Gender Struggles and Female Power/Independence
Another very evident strain throughout the House of Spirits, and one that can be seen in both instances of rape along with may other events and details of character and plot, is the struggle for gender equality or enhanced feminine independence and political power. Though not directly an example of class struggle, the struggle for gender equality in both economic and political opportunities and access has long been linked to the struggle for greater class mobility and general class struggles, and these links are quite apparent in this novel (Garcia-Johnson). From Nivea, mother of the central female figure Clara, through Clara's daughter Blanca and to Blanca's daughter Alba, a trajectory of feminist progression both in perspective and in the specifics and level of success of each woman's struggles can be seen as again being both symbolically and directly represented (Garcia-Johnson).

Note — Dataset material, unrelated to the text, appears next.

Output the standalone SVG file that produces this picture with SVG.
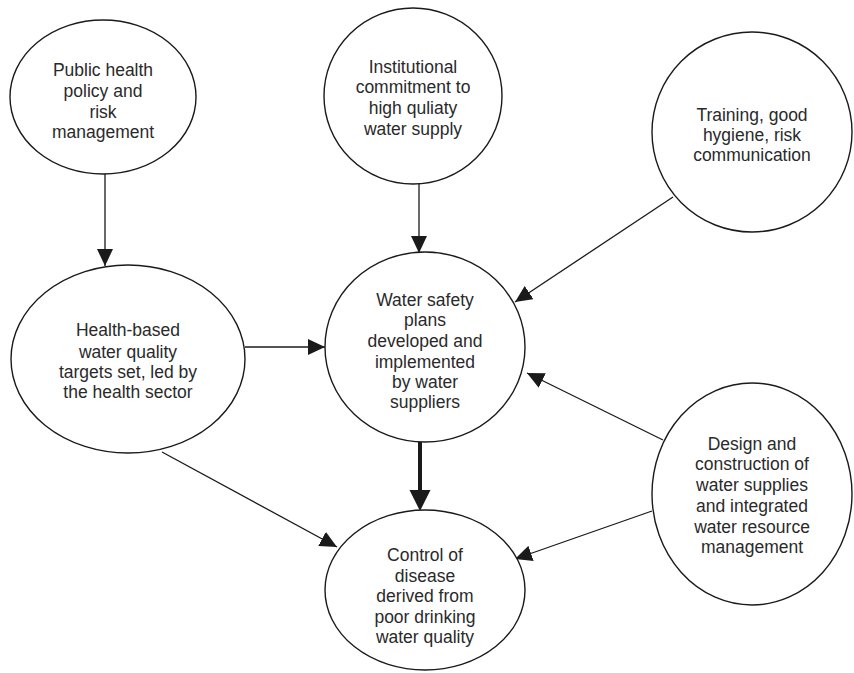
<svg xmlns="http://www.w3.org/2000/svg" width="854" height="673" viewBox="0 0 854 673">
<style>
.n{fill:#fff;stroke:#1a1a1a;stroke-width:1.4}
.t{font-family:"Liberation Sans",Arial,sans-serif;font-size:17.5px;fill:#2a2a2a;text-anchor:middle}
.c{stroke:#1a1a1a;stroke-width:1.3;fill:none}
.h{stroke:#1a1a1a;stroke-width:4;fill:none}
</style>
<defs>
<marker id="a" markerUnits="userSpaceOnUse" markerWidth="18" markerHeight="16" viewBox="0 0 18 16" refX="17" refY="8" orient="auto">
<path d="M0,0 L17,8 L0,16 Z" fill="#1a1a1a"/>
</marker>
</defs>
<g id="connectors">
<line class="c" x1="105" y1="173" x2="105" y2="266" marker-end="url(#a)"/>
<line class="c" x1="419" y1="183" x2="419" y2="253" marker-end="url(#a)"/>
<line class="c" x1="673" y1="197" x2="515" y2="302" marker-end="url(#a)"/>
<line class="c" x1="245" y1="347" x2="325" y2="347" marker-end="url(#a)"/>
<line class="c" x1="663" y1="440" x2="527" y2="373" marker-end="url(#a)"/>
<line class="h" x1="420" y1="442" x2="420" y2="505"/>
<path d="M409.5,490 L430.5,490 L420,511 Z" fill="#1a1a1a"/>
<line class="c" x1="162" y1="452" x2="337" y2="547" marker-end="url(#a)"/>
<line class="c" x1="652" y1="511" x2="515" y2="559" marker-end="url(#a)"/>
</g>
<g id="public-health">
<ellipse class="n" cx="103" cy="97" rx="93" ry="77"/>
<text class="t" x="103" y="76">Public health</text>
<text class="t" x="103" y="97">policy and</text>
<text class="t" x="103" y="118">risk</text>
<text class="t" x="103" y="138">management</text>
</g>
<g id="institutional">
<ellipse class="n" cx="413" cy="96" rx="89" ry="88"/>
<text class="t" x="413" y="73">Institutional</text>
<text class="t" x="413" y="93">commitment to</text>
<text class="t" x="413" y="114">high quliaty</text>
<text class="t" x="413" y="135">water supply</text>
</g>
<g id="training">
<ellipse class="n" cx="752" cy="132" rx="100" ry="100"/>
<text class="t" x="752" y="121">Training, good</text>
<text class="t" x="752" y="141">hygiene, risk</text>
<text class="t" x="752" y="161">communication</text>
</g>
<g id="health-based">
<ellipse class="n" cx="128" cy="359" rx="117" ry="94"/>
<text class="t" x="128" y="336">Health-based</text>
<text class="t" x="128" y="358">water quality</text>
<text class="t" x="128" y="378">targets set, led by</text>
<text class="t" x="128" y="398">the health sector</text>
</g>
<g id="water-safety">
<ellipse class="n" cx="425" cy="347" rx="100" ry="95"/>
<text class="t" x="425" y="306">Water safety</text>
<text class="t" x="425" y="326">plans</text>
<text class="t" x="425" y="347">developed and</text>
<text class="t" x="425" y="368">implemented</text>
<text class="t" x="425" y="388">by water</text>
<text class="t" x="425" y="408">suppliers</text>
</g>
<g id="control">
<ellipse class="n" cx="425" cy="590" rx="100" ry="80"/>
<text class="t" x="425" y="561">Control of</text>
<text class="t" x="425" y="582">disease</text>
<text class="t" x="425" y="602">derived from</text>
<text class="t" x="425" y="623">poor drinking</text>
<text class="t" x="425" y="643">water quality</text>
</g>
<g id="design">
<ellipse class="n" cx="752" cy="494" rx="100" ry="111"/>
<text class="t" x="752" y="450">Design and</text>
<text class="t" x="752" y="470">construction of</text>
<text class="t" x="752" y="491">water supplies</text>
<text class="t" x="752" y="512">and integrated</text>
<text class="t" x="752" y="533">water resource</text>
<text class="t" x="752" y="553">management</text>
</g>
</svg>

According to this interpretation, Nivea represents the early movement for basic rights like voting, while Clara is demanding of a more full and personal range of freedom and power. Blanca shows a move towards a greater realization of these freedoms and of a recognized female passion, and finally Alba suggests the most recent representation of the feminist struggle in a consolidation of the women that came before her, and in bearing the brunt of the masculine reaction (Garci-Johnson). Each generation represents a view of the feminine struggle in the twentieth century that is at once distinct yet fluid, differing from yet building upon and contributing to the previous and next generation of struggle (Garcia-Johnson).
Each of these characters can also be seen as in a form of class struggle as an inherent part of their struggle for greater economic and political as well as personal power. Nivea's attendance at suffragette meetings and her protection of Clara's interests and activities are not viewed positively by the patriarchal powers that be, and Clara's growing use of her supernatural talents make her less economically dependent on either her father or her husband, allowing her political and economic access at the same time as she moves towards personal fulfillment. Blanca's decision to leave her husband is spurred by his affairs with those that are supposed to be serving them, which can be seen as an example of not only sexual infidelity but also an example of class abuse, and finally Alba's rape by a General shows her resistance to the new power structure, as does her involvement with the anti-establishment activist, Miguel, in a more active and positive light. In each of these ways, the feminist struggle was in addition a class struggle for each of these women in the House of Spirits.
The struggle for independence, power, and equality is never ending in most human societies -- any human society above a bare subsistence level, really. The consolidation of wealth to any degree necessarily comes with the consolidation of power to a commensurate degree. In the absence of a system that limits such consolidation, there are likely to be instabilities as the struggle to correct perceived imbalances goes on. These imbalances are well-captured by Isabel Allende in the House of Spirits.
Allende, Isabel. The House of Spirits. New York: Dial, 2005.
Garcia-Johnson, Ronie-Richele. "The Struggle for Space: Feminism and Freedom in the House of the Spirits." Revista Hispanica Moderna Volume 47, Issue 1 (1994), pp. 184-93.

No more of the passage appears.